Diffusion large language models generate text by iteratively denoising a sequence, but existing reinforcement learning methods treat every denoising step as equally important and rely on biased likelihood estimates that introduce high variance. Researchers have now published DACA-GRPO (Denoising-Aware Credit Assignment for GRPO), a lightweight enhancement that slots into any GRPO-style trainer to address both problems without architectural changes.
The method introduces two complementary mechanisms. Denoising Progress Scores extract per-token importance weights from intermediate predictions at no extra forward-pass cost, assigning credit across the denoising trajectory. Stratified Masking Likelihood partitions token positions into strata so each token is predicted with most of the sequence as context, cutting the mean-field bias that inflates variance in policy gradients. Applied on top of three GRPO base methods, DACA-GRPO delivered gains of 5.6 percentage points on math reasoning, 7.4 points on code generation, 36.3 points on constraint satisfaction, and 5.9 points on JSON schema adherence across seven benchmarks spanning mathematical reasoning, code generation, constraint satisfaction, and constrained generation.
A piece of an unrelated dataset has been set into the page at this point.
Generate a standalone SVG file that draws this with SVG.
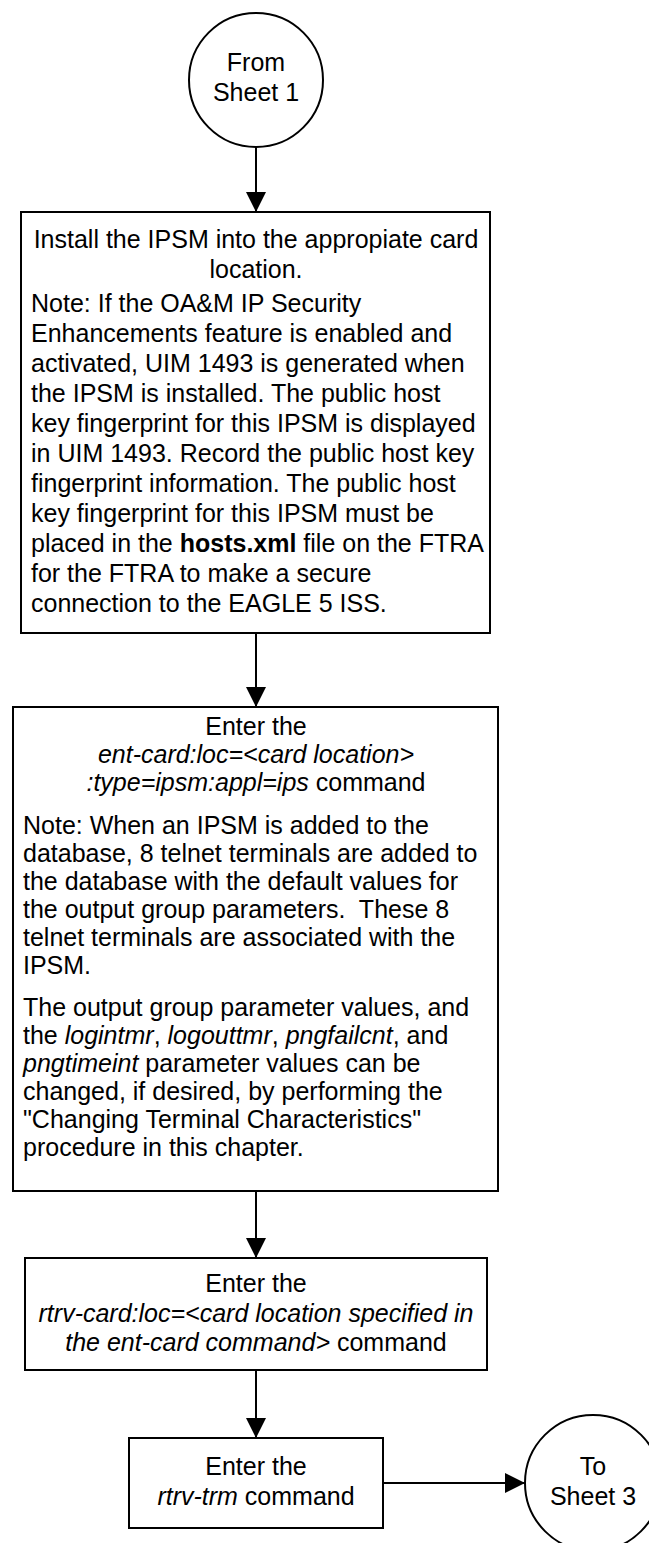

The preprint does not name the base diffusion models or release training code. The authors frame DACA-GRPO as a plug-and-play component, suggesting it could generalize to other diffusion LLM architectures. Open-weight implementations and reproducible training recipes remain the next milestone—diffusion models are less mature than autoregressive counterparts in the open-source ecosystem, and practitioners will want to see whether the credit-assignment gains hold at larger scale and across more diverse prompting distributions.